• **DATA PROVIDED**:

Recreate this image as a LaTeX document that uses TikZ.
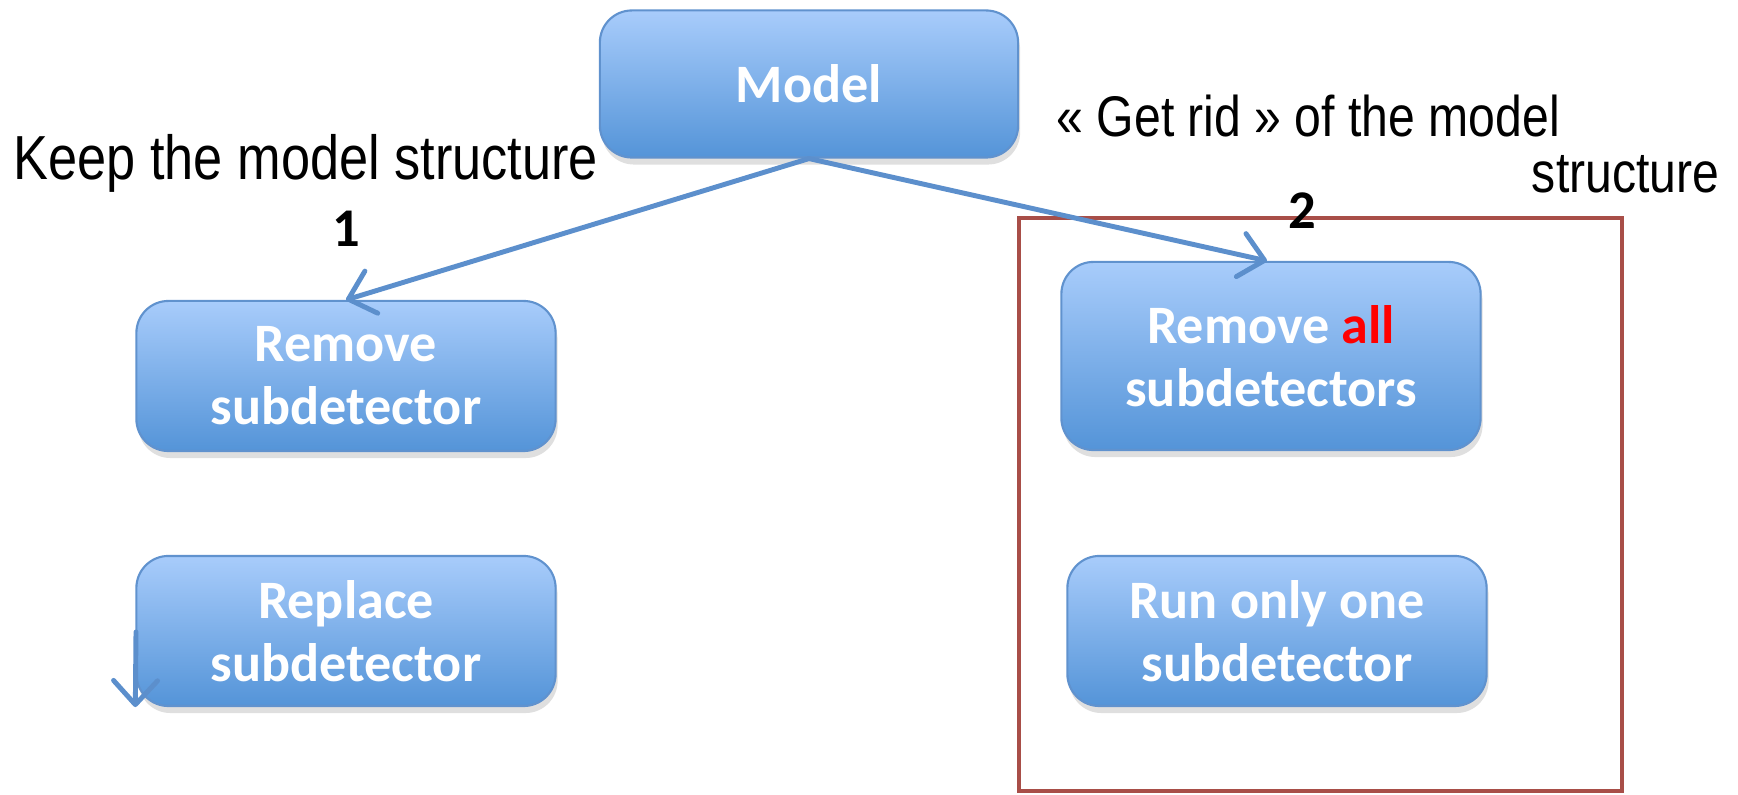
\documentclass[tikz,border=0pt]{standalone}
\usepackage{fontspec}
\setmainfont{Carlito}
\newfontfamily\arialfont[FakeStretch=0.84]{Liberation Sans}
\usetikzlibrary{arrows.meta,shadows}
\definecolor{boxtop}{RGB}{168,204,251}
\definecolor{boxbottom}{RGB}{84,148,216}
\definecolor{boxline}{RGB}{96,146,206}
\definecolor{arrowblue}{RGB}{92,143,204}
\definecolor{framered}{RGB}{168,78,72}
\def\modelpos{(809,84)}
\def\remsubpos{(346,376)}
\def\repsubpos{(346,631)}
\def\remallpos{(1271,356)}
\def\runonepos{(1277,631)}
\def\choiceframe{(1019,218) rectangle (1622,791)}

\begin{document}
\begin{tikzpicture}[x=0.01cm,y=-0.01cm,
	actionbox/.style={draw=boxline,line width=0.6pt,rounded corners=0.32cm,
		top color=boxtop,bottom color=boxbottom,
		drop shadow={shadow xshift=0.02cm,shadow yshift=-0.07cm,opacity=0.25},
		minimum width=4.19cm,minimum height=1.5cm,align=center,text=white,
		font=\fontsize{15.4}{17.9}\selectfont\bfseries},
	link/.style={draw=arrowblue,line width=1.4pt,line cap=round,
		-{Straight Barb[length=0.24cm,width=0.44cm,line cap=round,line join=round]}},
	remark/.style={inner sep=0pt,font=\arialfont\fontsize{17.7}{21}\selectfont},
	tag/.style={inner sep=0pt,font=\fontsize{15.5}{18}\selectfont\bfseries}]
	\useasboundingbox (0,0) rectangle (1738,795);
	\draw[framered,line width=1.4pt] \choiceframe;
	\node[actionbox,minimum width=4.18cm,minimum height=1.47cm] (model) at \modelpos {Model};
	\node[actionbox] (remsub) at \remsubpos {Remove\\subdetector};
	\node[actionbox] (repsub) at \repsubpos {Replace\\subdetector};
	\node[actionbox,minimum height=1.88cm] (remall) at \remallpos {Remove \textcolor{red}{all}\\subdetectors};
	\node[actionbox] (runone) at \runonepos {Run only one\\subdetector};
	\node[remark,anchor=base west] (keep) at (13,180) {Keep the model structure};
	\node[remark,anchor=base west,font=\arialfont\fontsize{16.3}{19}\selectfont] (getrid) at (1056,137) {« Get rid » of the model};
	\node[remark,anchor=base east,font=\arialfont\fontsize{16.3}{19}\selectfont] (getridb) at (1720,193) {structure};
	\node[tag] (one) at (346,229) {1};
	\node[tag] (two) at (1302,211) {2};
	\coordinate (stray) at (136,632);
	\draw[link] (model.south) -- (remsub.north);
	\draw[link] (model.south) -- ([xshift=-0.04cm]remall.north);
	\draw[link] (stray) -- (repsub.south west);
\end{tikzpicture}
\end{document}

• **GOAL**: Please write out all the data again word for word, but not the pictures.

• **SOLUTION BELOW**:
Recreate this image as a LaTeX document that uses TikZ.
\documentclass[tikz,border=0pt]{standalone}
\usepackage{fontspec}
\setmainfont{Carlito}
\newfontfamily\arialfont[FakeStretch=0.84]{Liberation Sans}
\usetikzlibrary{arrows.meta,shadows}
\definecolor{boxtop}{RGB}{168,204,251}
\definecolor{boxbottom}{RGB}{84,148,216}
\definecolor{boxline}{RGB}{96,146,206}
\definecolor{arrowblue}{RGB}{92,143,204}
\definecolor{framered}{RGB}{168,78,72}
\def\modelpos{(809,84)}
\def\remsubpos{(346,376)}
\def\repsubpos{(346,631)}
\def\remallpos{(1271,356)}
\def\runonepos{(1277,631)}
\def\choiceframe{(1019,218) rectangle (1622,791)}

\begin{document}
\begin{tikzpicture}[x=0.01cm,y=-0.01cm,
	actionbox/.style={draw=boxline,line width=0.6pt,rounded corners=0.32cm,
		top color=boxtop,bottom color=boxbottom,
		drop shadow={shadow xshift=0.02cm,shadow yshift=-0.07cm,opacity=0.25},
		minimum width=4.19cm,minimum height=1.5cm,align=center,text=white,
		font=\fontsize{15.4}{17.9}\selectfont\bfseries},
	link/.style={draw=arrowblue,line width=1.4pt,line cap=round,
		-{Straight Barb[length=0.24cm,width=0.44cm,line cap=round,line join=round]}},
	remark/.style={inner sep=0pt,font=\arialfont\fontsize{17.7}{21}\selectfont},
	tag/.style={inner sep=0pt,font=\fontsize{15.5}{18}\selectfont\bfseries}]
	\useasboundingbox (0,0) rectangle (1738,795);
	\draw[framered,line width=1.4pt] \choiceframe;
	\node[actionbox,minimum width=4.18cm,minimum height=1.47cm] (model) at \modelpos {Model};
	\node[actionbox] (remsub) at \remsubpos {Remove\\subdetector};
	\node[actionbox] (repsub) at \repsubpos {Replace\\subdetector};
	\node[actionbox,minimum height=1.88cm] (remall) at \remallpos {Remove \textcolor{red}{all}\\subdetectors};
	\node[actionbox] (runone) at \runonepos {Run only one\\subdetector};
	\node[remark,anchor=base west] (keep) at (13,180) {Keep the model structure};
	\node[remark,anchor=base west,font=\arialfont\fontsize{16.3}{19}\selectfont] (getrid) at (1056,137) {« Get rid » of the model};
	\node[remark,anchor=base east,font=\arialfont\fontsize{16.3}{19}\selectfont] (getridb) at (1720,193) {structure};
	\node[tag] (one) at (346,229) {1};
	\node[tag] (two) at (1302,211) {2};
	\coordinate (stray) at (136,632);
	\draw[link] (model.south) -- (remsub.north);
	\draw[link] (model.south) -- ([xshift=-0.04cm]remall.north);
	\draw[link] (stray) -- (repsub.south west);
\end{tikzpicture}
\end{document}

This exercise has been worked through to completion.